Llangollen Town Council has had a busy year during which it opened the new Centenary Square and embarked on a major project to properly repair the Town Hall.
That was the message from the Mayor, Cllr Jon Haddy, to members of the public who turned up to hear his annual progress report at the town hall last night (Thursday).
Cllr Haddy described the opening of the new square at the junction of Bridge Street and Castle Street during eisteddod week last July as a “grand success” and said that within an hour of the contractors moving out the new facility was already in use as a performance area for a group of visiting dancers from the eisteddfod.
He explained that the original plan for the square had included more seating along the back wall but this had been temporarily shelved when the council ran out of cash to complete it.
However, he said that with enough money now available the planned extra seating was expected to be added in the near future.
One of the outstanding uses of the square, he said, had been the poppy wall produced and erected by a dedicated band of volunteers led by Cllr Sheena Grindley to mark the centenary of the end of World War One last November.
This, said Cllr Haddy, had been a “sensation” and had brought people into the town specifically to see it.
Another milestone during the year, he explained, had been the formation by the Town Council of the Shape My Llangollen whose group of volunteers and town councillors was gathering the views of the community on what Llangollen people wanted to see in Denbighshire County Council’s next Local Development Plan.
The mayor also noted the achievement of Llangollen of officially becoming a plastic-free town and adopting a single-use plastic policy under the auspices of the council’s Cittaslow Committee.
During the year the council had assumed full ownership of the facelifted Chain Bridge after Llantysilio Community Council had relinquished its 50 per cent share of the tourist attraction on the River Dee.
The Town Council had also resumed its community grants scheme, which during the year had seen a dozen community groups each benefit from £500 cash awards.
The major project now being undertaken by the council, he said, was the restoration of the town hall to a proper state of repair.
The council took over ownership of the building from the county six years ago, paying just a £1 for it. However, a number of urgent maintenance issues were now presenting themselves.

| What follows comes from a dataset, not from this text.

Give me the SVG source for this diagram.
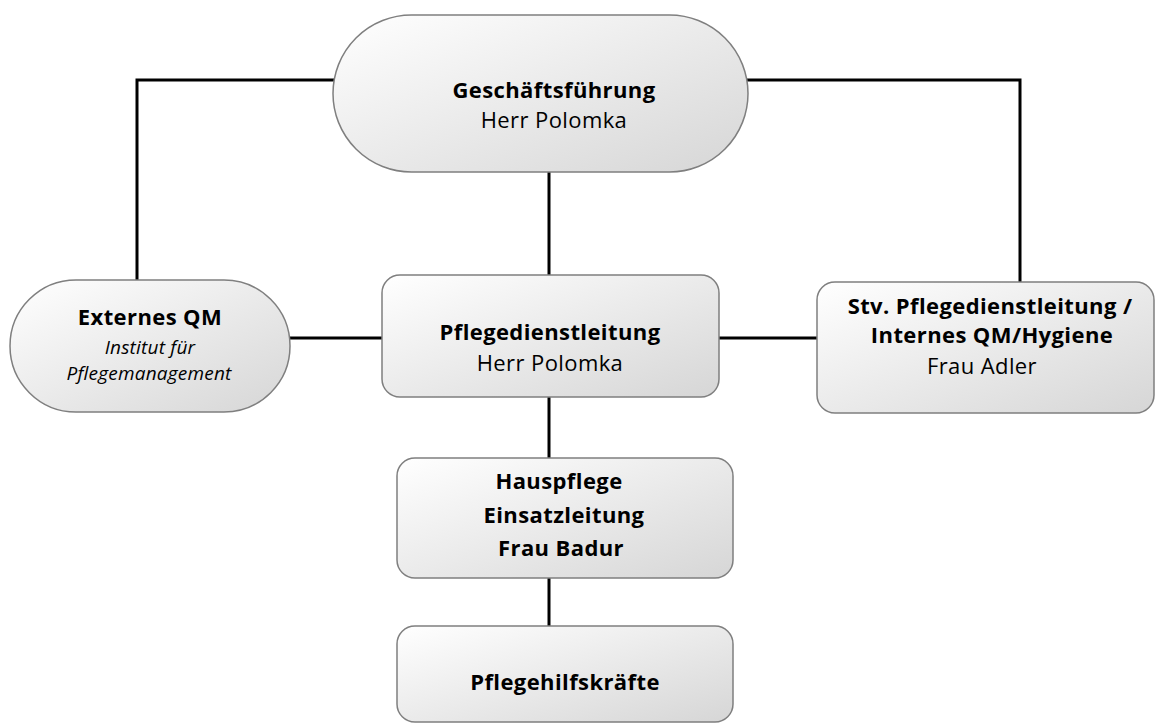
<svg xmlns="http://www.w3.org/2000/svg" width="1156" height="726" viewBox="0 0 1156 726">
<defs>
<linearGradient id="g" x1="0" y1="0" x2="1" y2="1">
<stop offset="0" stop-color="#ffffff"/>
<stop offset="1" stop-color="#d6d6d6"/>
</linearGradient>
<style>
.n{fill:url(#g);stroke:#7f7f7f;stroke-width:1.5}
.c{fill:none;stroke:#000;stroke-width:3}
text{font-family:"Open Sans","Noto Sans",sans-serif;fill:#000;text-anchor:middle}
.b{font-weight:bold;font-size:22px;letter-spacing:0.4px}
.r{font-size:22px;letter-spacing:0.4px}
.i{font-style:italic;font-size:19px;letter-spacing:0.2px}
</style>
</defs>
<rect width="1156" height="726" fill="#fff"/>
<g id="connectors">
<polyline class="c" points="334,80 137,80 137,281"/>
<polyline class="c" points="747,80 1020,80 1020,283"/>
<line class="c" x1="549" y1="172" x2="549" y2="276"/>
<line class="c" x1="290" y1="338" x2="383" y2="338"/>
<line class="c" x1="718" y1="338" x2="818" y2="338"/>
<line class="c" x1="549" y1="397" x2="549" y2="459"/>
<line class="c" x1="549" y1="578" x2="549" y2="627"/>
</g>
<g id="geschaeftsfuehrung">
<rect class="n" x="333" y="15" width="415" height="157" rx="78.5"/>
<text class="b" x="554" y="98">Geschäftsführung</text>
<text class="r" x="554" y="128">Herr Polomka</text>
</g>
<g id="externes-qm">
<rect class="n" x="10" y="280" width="280" height="132" rx="66"/>
<text class="b" x="150" y="325">Externes QM</text>
<text class="i" x="150" y="354">Institut für</text>
<text class="i" x="149" y="380">Pflegemanagement</text>
</g>
<g id="pflegedienstleitung">
<rect class="n" x="382" y="275" width="337" height="122" rx="18"/>
<text class="b" x="550" y="340">Pflegedienstleitung</text>
<text class="r" x="550" y="371">Herr Polomka</text>
</g>
<g id="stv-pdl">
<rect class="n" x="817" y="282" width="337" height="131" rx="18"/>
<text class="b" x="990" y="314">Stv. Pflegedienstleitung /</text>
<text class="b" x="992" y="343">Internes QM/Hygiene</text>
<text class="r" x="982" y="374">Frau Adler</text>
</g>
<g id="hauspflege">
<rect class="n" x="397" y="458" width="336" height="120" rx="18"/>
<text class="b" x="559" y="489">Hauspflege</text>
<text class="b" x="564" y="523">Einsatzleitung</text>
<text class="b" x="561" y="556">Frau Badur</text>
</g>
<g id="pflegehilfskraefte">
<rect class="n" x="397" y="626" width="336" height="96" rx="18"/>
<text class="b" x="565" y="690">Pflegehilfskräfte</text>
</g>
</svg>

Leaks from the roof and subsequent water ingress had recently cost many thousands of pounds to repair but further structural problems were now cropping up which needed attention, said Cllr Haddy.That was why the council had budgeted to spend a further £35,000 on repairs over the next three years to cover repairs to the roof, the electrics and fire alarm.
To raise the necessary cash the mayor said it had been decided to raise the town council’s share of the council tax bill – known as the precept – by £15.71 for the forthcoming financial year.
“We all thought this way the best way forward,” he explained.
“We also did this to raise money to do Centenary Square. If we had borrowed the money for the town hall we’d have been playing financial chase-up.”
He added: “Here in Llangollen we do raise money, we do spend it and spend it wisely and so far the results have been quite good.”
When he threw open the floor to questions, it was pointed out by an audience member that Llangollen was set to introduce the highest council tax rise in Denbighshire at 26.6 per cent and asked why the town council couldn’t be “more honest” about how much people were having to pay in its announcements about the precept.
Cllr Haddy admitted the town was now the most expensive in the county but explained that other areas had a comparatively larger population from which to raise tax revenue.
He said: “We need the extra money to pay for the repairs to the town hall and we are not raising money for the fun of it. Once that job is complete the precept will fall back.”
He added that the town hall had been taken over from the county to preserve a major local asset which was heavily used by the local community and would therefore be a “massive loss” if it was not available.
The mayor dealt with further questions about:
* Who was responsible for cleaning Centenary Square – it is the town council.
* The empty shop which the council owns at the front of the town hall – it is due to be leased in the next few weeks* The state of repair of Llangollen Bridge – replying a “it is a county council responsibility but as far as we know it is fit for purpose.”